Transcribe the whole listing without a single picture.

— Begin RECORDED INFORMATION —

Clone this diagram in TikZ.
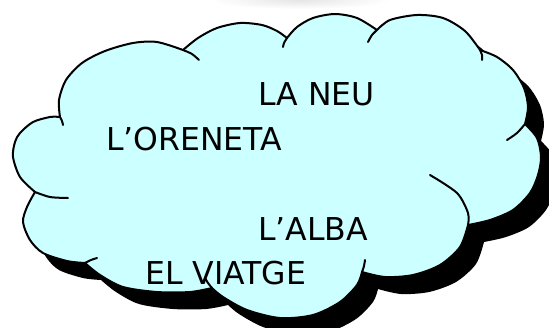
\documentclass[tikz,border=0pt]{standalone}
\usepackage{fontspec}
\setmainfont{DejaVu Sans}
\definecolor{cloudfill}{RGB}{204,255,255}
\tikzset{
  cloudpath/.style={insert path={
    (60,117)
    -- plot[smooth] coordinates {(60,117) (59,100) (66,80) (82,63) (105,51) (133,43) (157,42) (183,50)}
    -- plot[smooth] coordinates {(183,50) (198,38) (217,28) (240,23) (262,25) (277,31) (287,38)}
    -- plot[smooth] coordinates {(287,38) (297,27) (313,18) (335,14) (357,18) (377,30)}
    -- plot[smooth] coordinates {(377,30) (390,20) (417,15) (443,18) (465,31) (480,50)}
    -- plot[smooth] coordinates {(480,50) (497,57) (513,70) (524,88) (528,107) (525,124)}
    -- plot[smooth] coordinates {(525,124) (537,138) (541,157) (538,175) (530,193) (513,210) (490,220) (468,225)}
    -- plot[smooth] coordinates {(468,225) (460,247) (440,265) (413,275) (385,277) (362,272)}
    -- plot[smooth] coordinates {(362,272) (357,285) (340,302) (313,315) (280,318) (247,310) (223,297) (212,288)}
    -- plot[smooth] coordinates {(212,288) (190,292) (157,292) (123,287) (100,275) (85,263)}
    -- plot[smooth] coordinates {(85,263) (67,261) (43,253) (30,240) (23,222) (27,207) (35,192)}
    -- plot[smooth] coordinates {(35,192) (20,177) (13,157) (15,142) (20,133) (33,122) (50,117) (60,117)}
    -- cycle}},
  cloudline/.style={line width=2pt, line cap=round, line join=round},
  word/.style={anchor=base west, inner sep=0pt, font=\fontsize{31.5}{38}\selectfont}
}
\begin{document}
\begin{tikzpicture}[x=1pt,y=-1pt]
\useasboundingbox (0,0) rectangle (549,327);
\shade[inner color=black!10, outer color=white] (300,0) ellipse [x radius=90, y radius=9];
% shadow
\fill[black, shift={(16,17)}, cloudpath];
% cloud body
\fill[cloudfill, cloudpath];
% texts
\node[word] (neu) at (258,105) {LA NEU};
\node[word] (oreneta) at (106,150) {L’ORENETA};
\node[word] (alba) at (258,240) {L’ALBA};
\node[word] (viatge) at (145,284) {EL VIATGE};
% outline
\draw[cloudline, cloudpath];
% inner ticks
\draw[cloudline] plot[smooth] coordinates {(60,117) (62,121) (63,125)};
\draw[cloudline] plot[smooth] coordinates {(183,50) (192,54) (199,60)};
\draw[cloudline] plot[smooth] coordinates {(287,38) (284,43) (283,47)};
\draw[cloudline] plot[smooth] coordinates {(377,30) (372,35) (368,42)};
\draw[cloudline] plot[smooth] coordinates {(480,50) (482,55) (482,60)};
\draw[cloudline] plot[smooth] coordinates {(525,124) (517,133) (507,140)};
\draw[cloudline] plot[smooth] coordinates {(468,225) (468,213) (457,193) (430,175)};
\draw[cloudline] plot[smooth] coordinates {(362,272) (364,266) (365,260)};
\draw[cloudline] plot[smooth] coordinates {(212,288) (208,283) (205,278)};
\draw[cloudline] plot[smooth] coordinates {(85,263) (91,260) (97,258)};
\draw[cloudline] plot[smooth] coordinates {(35,192) (50,197) (68,198)};
\end{tikzpicture}
\end{document}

— End RECORDED INFORMATION —

§ **FINAL RESULT**
Clone this diagram in TikZ.
\documentclass[tikz,border=0pt]{standalone}
\usepackage{fontspec}
\setmainfont{DejaVu Sans}
\definecolor{cloudfill}{RGB}{204,255,255}
\tikzset{
  cloudpath/.style={insert path={
    (60,117)
    -- plot[smooth] coordinates {(60,117) (59,100) (66,80) (82,63) (105,51) (133,43) (157,42) (183,50)}
    -- plot[smooth] coordinates {(183,50) (198,38) (217,28) (240,23) (262,25) (277,31) (287,38)}
    -- plot[smooth] coordinates {(287,38) (297,27) (313,18) (335,14) (357,18) (377,30)}
    -- plot[smooth] coordinates {(377,30) (390,20) (417,15) (443,18) (465,31) (480,50)}
    -- plot[smooth] coordinates {(480,50) (497,57) (513,70) (524,88) (528,107) (525,124)}
    -- plot[smooth] coordinates {(525,124) (537,138) (541,157) (538,175) (530,193) (513,210) (490,220) (468,225)}
    -- plot[smooth] coordinates {(468,225) (460,247) (440,265) (413,275) (385,277) (362,272)}
    -- plot[smooth] coordinates {(362,272) (357,285) (340,302) (313,315) (280,318) (247,310) (223,297) (212,288)}
    -- plot[smooth] coordinates {(212,288) (190,292) (157,292) (123,287) (100,275) (85,263)}
    -- plot[smooth] coordinates {(85,263) (67,261) (43,253) (30,240) (23,222) (27,207) (35,192)}
    -- plot[smooth] coordinates {(35,192) (20,177) (13,157) (15,142) (20,133) (33,122) (50,117) (60,117)}
    -- cycle}},
  cloudline/.style={line width=2pt, line cap=round, line join=round},
  word/.style={anchor=base west, inner sep=0pt, font=\fontsize{31.5}{38}\selectfont}
}
\begin{document}
\begin{tikzpicture}[x=1pt,y=-1pt]
\useasboundingbox (0,0) rectangle (549,327);
\shade[inner color=black!10, outer color=white] (300,0) ellipse [x radius=90, y radius=9];
% shadow
\fill[black, shift={(16,17)}, cloudpath];
% cloud body
\fill[cloudfill, cloudpath];
% texts
\node[word] (neu) at (258,105) {LA NEU};
\node[word] (oreneta) at (106,150) {L’ORENETA};
\node[word] (alba) at (258,240) {L’ALBA};
\node[word] (viatge) at (145,284) {EL VIATGE};
% outline
\draw[cloudline, cloudpath];
% inner ticks
\draw[cloudline] plot[smooth] coordinates {(60,117) (62,121) (63,125)};
\draw[cloudline] plot[smooth] coordinates {(183,50) (192,54) (199,60)};
\draw[cloudline] plot[smooth] coordinates {(287,38) (284,43) (283,47)};
\draw[cloudline] plot[smooth] coordinates {(377,30) (372,35) (368,42)};
\draw[cloudline] plot[smooth] coordinates {(480,50) (482,55) (482,60)};
\draw[cloudline] plot[smooth] coordinates {(525,124) (517,133) (507,140)};
\draw[cloudline] plot[smooth] coordinates {(468,225) (468,213) (457,193) (430,175)};
\draw[cloudline] plot[smooth] coordinates {(362,272) (364,266) (365,260)};
\draw[cloudline] plot[smooth] coordinates {(212,288) (208,283) (205,278)};
\draw[cloudline] plot[smooth] coordinates {(85,263) (91,260) (97,258)};
\draw[cloudline] plot[smooth] coordinates {(35,192) (50,197) (68,198)};
\end{tikzpicture}
\end{document}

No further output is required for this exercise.